Just finished 2030: The Real Story of What Happens to America by Actor-writer-comedian Albert Brooks. The book takes place in the not-too-distant future, and while it is funny, and probably quite prescient, it is just not a novel--it's more a collection of characters wandering through a series of plots, in search of a heart, or even a unifying theme.
It most definitely suffered by comparison to Super Sad True Love Story: A Novel by Gary Shteyngart--which I read a couple of weeks ago.
Super Sad True Love Story (SSTLS) deals with the same premise, and I found it to be a much better book, overall; it grew on me slowly, though, and at page 50, I almost gave up on it as a "gimmick" book...Glad I didn't, as the eventual emotional payoff was worth it.

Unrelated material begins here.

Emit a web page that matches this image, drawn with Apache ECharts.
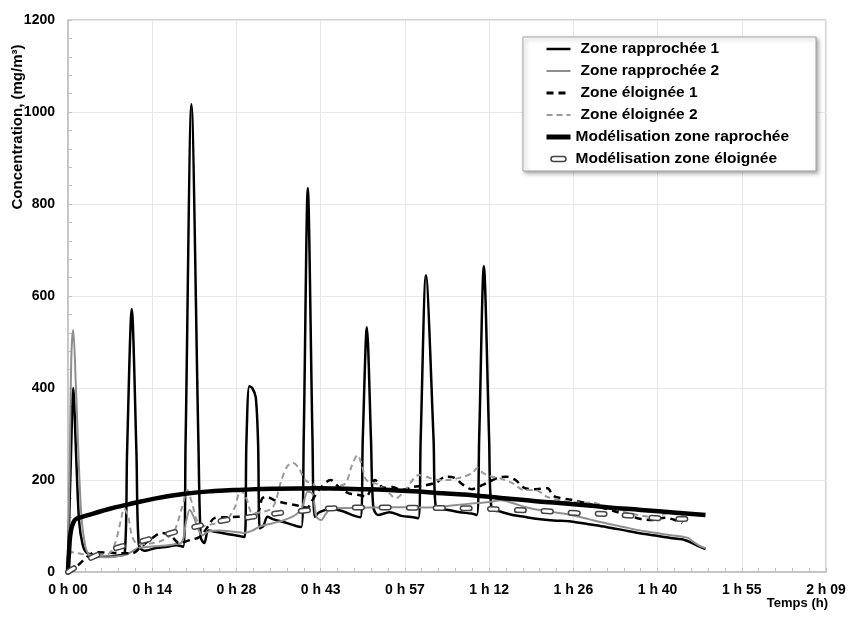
<!DOCTYPE html>
<html>
<head>
<meta charset="utf-8">
<script src="https://cdn.jsdelivr.net/npm/echarts@6/dist/echarts.min.js"></script>
<style>html,body{margin:0;padding:0;background:#fff}#c{width:850px;height:624px}</style>
</head>
<body>
<div id="c"></div>
<script>
// ---- tick labels (time axis in minutes, major unit 14.4 min) ----
const xTickLabels = ['0 h 00','0 h 14','0 h 28','0 h 43','0 h 57','1 h 12','1 h 26','1 h 40','1 h 55','2 h 09'];
const xTickStep = 14.4;
const seriesNames = ['Zone rapprochée 1','Zone rapprochée 2','Zone éloignée 1','Zone éloignée 2','Modélisation zone raprochée','Modélisation zone éloignée'];

// ---- Zone rapprochée 1 (time in min, concentration mg/m3) ----
const r1Time = [0,0.5,0.9,1.4,1.9,2.5,3.2,5,7,8.5,9.7,10.1,10.9,11.7,12.1,13,15,17,18.5,19.7,20.1,21.1,22.3,22.7,23.3,24,25,27,29,30.2,30.5,31.0,31.5,32.1,32.5,32.8,33.4,34.1,35,37,39,39.9,40.3,41.0,41.8,42.2,43,45,47,49,50.0,50.4,51.1,51.8,52.2,53,55,57,59,59.9,60.3,61.2,62.5,62.9,65,67,69,69.9,70.3,71.1,72.0,72.4,74,76,78,80,83,86,89,92,95,97.5,100,103,105,106.5,108,109];
const r1Conc = [20,250,400,250,110,60,42,35,33,36,40,260,572,260,60,46,52,55,58,55,280,1017,280,75,63,90,88,83,79,76,280,404,400,380,280,95,100,120,115,108,100,98,290,835,290,120,130,137,132,122,119,290,532,290,141,124,130,122,119,117,290,645,290,140,135,130,127,124,290,665,290,139,131,124,120,116,112,110,104,98,91,85,80,74,71,64,55,50];

// ---- Zone rapprochée 2 ----
const r2Time = [0,0.3,0.6,0.9,1.3,1.8,2.3,2.9,3.5,5,7,9,10,11,12,14,16,18,19.5,20.2,20.8,21.5,22.2,23,24,26,28,30,31.5,33,35,37,39,40,41,41.8,42.5,43.3,44,45,48,52,56,60,63,66,70,72,74,76,78,80,83,86,89,92,95,97.5,100,103,105,106,107,108,109];
const r2Conc = [30,250,480,526,420,250,120,60,40,33,32,35,38,45,52,55,57,60,65,110,135,120,95,80,88,90,88,85,90,100,106,113,125,140,175,170,120,113,125,138,139,140,141,140,141,145,150,152,156,150,142,136,130,124,115,106,98,91,86,80,77,74,65,57,52];

// ---- Zone éloignée 1 ----
const e1Time = [0,1,2,3,4,5,7,9,11,12.5,14,16,17.5,19,21,22.5,24,25,27,29,31,32.5,33.2,34,35.5,37,39,41,41.5,43,44.9,46.5,48,49.5,51,52.5,54,55.5,57,59,61,63,64.5,66,67.5,69,71,73.5,75,76.5,78,80,82,83,86,89,91,94,96,98,100,102,104,105];
const e1Conc = [0,8,18,30,40,43,42,41,41,55,70,85,80,63,70,76,100,117,119,120,122,130,160,163,155,150,145,140,150,180,200,182,171,168,164,200,183,185,178,185,188,195,207,205,190,180,190,205,207,200,183,180,182,165,157,148,141,130,122,115,113,118,112,106];

// ---- Zone éloignée 2 ----
const e2Time = [0,1,2,3,5,7,8,9,9.6,10.3,11,12,14,16,18,19.5,20.4,21.2,22,23,25,27,28.5,29.5,30.5,31.5,33,35,36.5,37.5,38.5,39.5,40.5,42,43,44.5,46,47.5,48.5,49.5,50.3,51,53,55,56,57.5,60,62,63.5,65,67,69,70,71,72.5,74,76,78,80,82,86,90,93,96,100,103,106];
const e2Conc = [45,42,40,38,37,40,60,110,138,120,76,60,62,68,85,140,178,150,113,100,105,112,140,178,160,128,130,140,200,230,237,225,200,190,180,178,185,193,230,254,230,200,190,170,160,175,211,204,200,200,205,214,226,215,207,203,193,178,178,163,152,150,139,128,120,128,117];

// ---- Modélisation zone raprochée ----
const mrTime = [0,0.2,0.5,1,1.5,2,3,4.3,7,10,15,20,25,30,35,43,50,55,60,64,70,75,80,86,92,98,104,109];
const mrConc = [0,50,90,110,116,118,122,127,137,146,160,170,176,179,181,182,180,178,175,171,166,160,154,148,141,135,129,124];

// ---- Modélisation zone éloignée ----
const meTime = [0,1,2,3,4.3,6,9,13.5,18,23,27,31.5,36,41,46,50,56,64,70,76,82,87,92,96.5,101,106,107];
const meConc = [0,8,15,24,33,42,55,70,86,102,113,120,128,134,139,140,140,139,138,135,132,128,126,122,117,115,115];

function zip(t, v) { return t.map((x, i) => [x, v[i]]); }

const chart = echarts.init(document.getElementById('c'), null, {renderer: 'canvas'});
const FONT = '"Liberation Sans", Arial, sans-serif';

const baseLine = (name, t, v, ls, extra) => Object.assign({
  name: name, type: 'line', data: zip(t, v), showSymbol: false, symbol: 'none',
  smooth: 0.3, lineStyle: ls, animation: false, emphasis: {disabled: true}
}, extra || {});

const option = {
  animation: false,
  backgroundColor: '#ffffff',
  grid: {left: 68, right: 24, top: 20, bottom: 52, containLabel: false, outerBoundsMode: 'none',
         show: true, borderColor: '#a6a6a6', borderWidth: 1, backgroundColor: 'transparent'},
  xAxis: {
    type: 'value', min: 0, max: 129.6, interval: xTickStep,
    axisLine: {show: true, lineStyle: {color: '#bfbfbf', width: 1.5}},
    axisTick: {show: true, inside: true, length: 4, lineStyle: {color: '#bfbfbf'}},
    minorTick: {show: true, splitNumber: 5, length: 4, lineStyle: {color: '#bfbfbf'}},
    splitLine: {show: true, lineStyle: {color: '#e8e8e8', width: 1}},
    axisLabel: {color: '#000', fontFamily: FONT, fontWeight: 'bold', fontSize: 14, margin: 11,
      formatter: v => xTickLabels[Math.round(v / xTickStep)] || ''}
  },
  yAxis: {
    type: 'value', min: 0, max: 1200, interval: 200,
    axisLine: {show: true, lineStyle: {color: '#bfbfbf', width: 1.5}},
    axisTick: {show: true, inside: true, length: 4, lineStyle: {color: '#bfbfbf'}},
    minorTick: {show: true, splitNumber: 5, length: 4, lineStyle: {color: '#bfbfbf'}},
    splitLine: {show: true, lineStyle: {color: '#e8e8e8', width: 1}},
    axisLabel: {color: '#000', fontFamily: FONT, fontWeight: 'bold', fontSize: 14, margin: 13,
      formatter: v => String(Math.round(v))}
  },
  legend: {
    orient: 'vertical', left: 544, top: 41, padding: 0, itemGap: 6,
    itemWidth: 24, itemHeight: 14, z: 6,
    itemStyle: {opacity: 0},
    textStyle: {color: '#000', fontFamily: FONT, fontWeight: 'bold', fontSize: 15.5},
    data: [
      {name: seriesNames[0], lineStyle: {width: 2.5}, textStyle: {padding: [0, 0, 0, 5]}},
      {name: seriesNames[1], lineStyle: {width: 2}, textStyle: {padding: [0, 0, 0, 5]}},
      {name: seriesNames[2], lineStyle: {width: 3}, textStyle: {padding: [0, 0, 0, 5]}},
      {name: seriesNames[3], lineStyle: {width: 2}, textStyle: {padding: [0, 0, 0, 5]}},
      {name: seriesNames[4], lineStyle: {width: 5}},
      {name: seriesNames[5], icon: 'path://M0,0 M24,14 M7,4.5 L17,4.5 A2.5,2.5 0 0 1 17,9.5 L7,9.5 A2.5,2.5 0 0 1 7,4.5 Z',
       itemStyle: {opacity: 1, color: '#ffffff', borderColor: '#444444', borderWidth: 1.5}}
    ]
  },
  graphic: [
    {type: 'rect', z: 3, shape: {x: 523, y: 37, width: 293, height: 134},
     style: {fill: '#ffffff', stroke: '#a6a6a6', lineWidth: 1, shadowBlur: 4, shadowOffsetX: 2, shadowOffsetY: 2, shadowColor: 'rgba(0,0,0,0.35)'}},
    {type: 'text', z: 5, x: 18, y: 127, rotation: Math.PI / 2,
     style: {text: 'Concentration, (mg/m³)', font: 'bold 15px "Liberation Sans", Arial, sans-serif', fill: '#000',
             align: 'center', verticalAlign: 'middle', textAlign: 'center', textVerticalAlign: 'middle'}},
    {type: 'text', z: 5, x: 828, y: 603,
     style: {text: 'Temps (h)', font: 'bold 13px "Liberation Sans", Arial, sans-serif', fill: '#000',
             align: 'right', verticalAlign: 'middle', textAlign: 'right', textVerticalAlign: 'middle'}}
  ],
  series: [
    baseLine(seriesNames[0], r1Time, r1Conc, {color: '#000000', width: 2.5}, {color: '#000000'}),
    baseLine(seriesNames[1], r2Time, r2Conc, {color: '#8f8f8f', width: 2}, {color: '#8f8f8f'}),
    baseLine(seriesNames[2], e1Time, e1Conc, {color: '#000000', width: 2.5, type: [7, 5]}, {color: '#000000'}),
    baseLine(seriesNames[3], e2Time, e2Conc, {color: '#9a9a9a', width: 2, type: [6, 4]}, {color: '#9a9a9a'}),
    baseLine(seriesNames[4], mrTime, mrConc, {color: '#000000', width: 4.5}, {color: '#000000', smooth: 0.5}),
    baseLine(seriesNames[5], meTime, meConc, {color: '#444444', width: 6, type: [7, 20], cap: 'round'}, {color: '#444444', smooth: 0.5}),
    baseLine('meInner', meTime, meConc, {color: '#ffffff', width: 3, type: [7, 20], cap: 'round'}, {color: '#ffffff', smooth: 0.5, silent: true})
  ]
};
chart.setOption(option);
</script>
</body>
</html>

Both books came out recently, and both are enjoying some success, but personally, I don't think Albert Brooks book would have been published if he wasn't, well, Albert Brooks.
Both humorist-authors see the U.S. as heading toward becoming an economic "also ran" (duh) and see the population's widening age-and-money gap as a source of contention in the near future, with young and old furiously haggling for bigger pieces of the country's dwindling funds (double duh).
Some of the things that SSTLS foresees in our future are funnier and seems just as likely--constant shopping on our ever-present "apparati" (like an iPhone, plus some) as well as "Onionskin" brand see-though jeans, made to showcase young women's shaved genitalia. I can't say I am looking forward to that potential clothing fad--though many current styles ("booty shorts" for one) seems nearly as odd.
Anyway, it's a brave new--or nude--world a comin,' according to our current novelists. Be prepared.
Meanwhile, I'm back to re-reading Jane Austen; this time it is Emma. And some non-fiction... More on that later.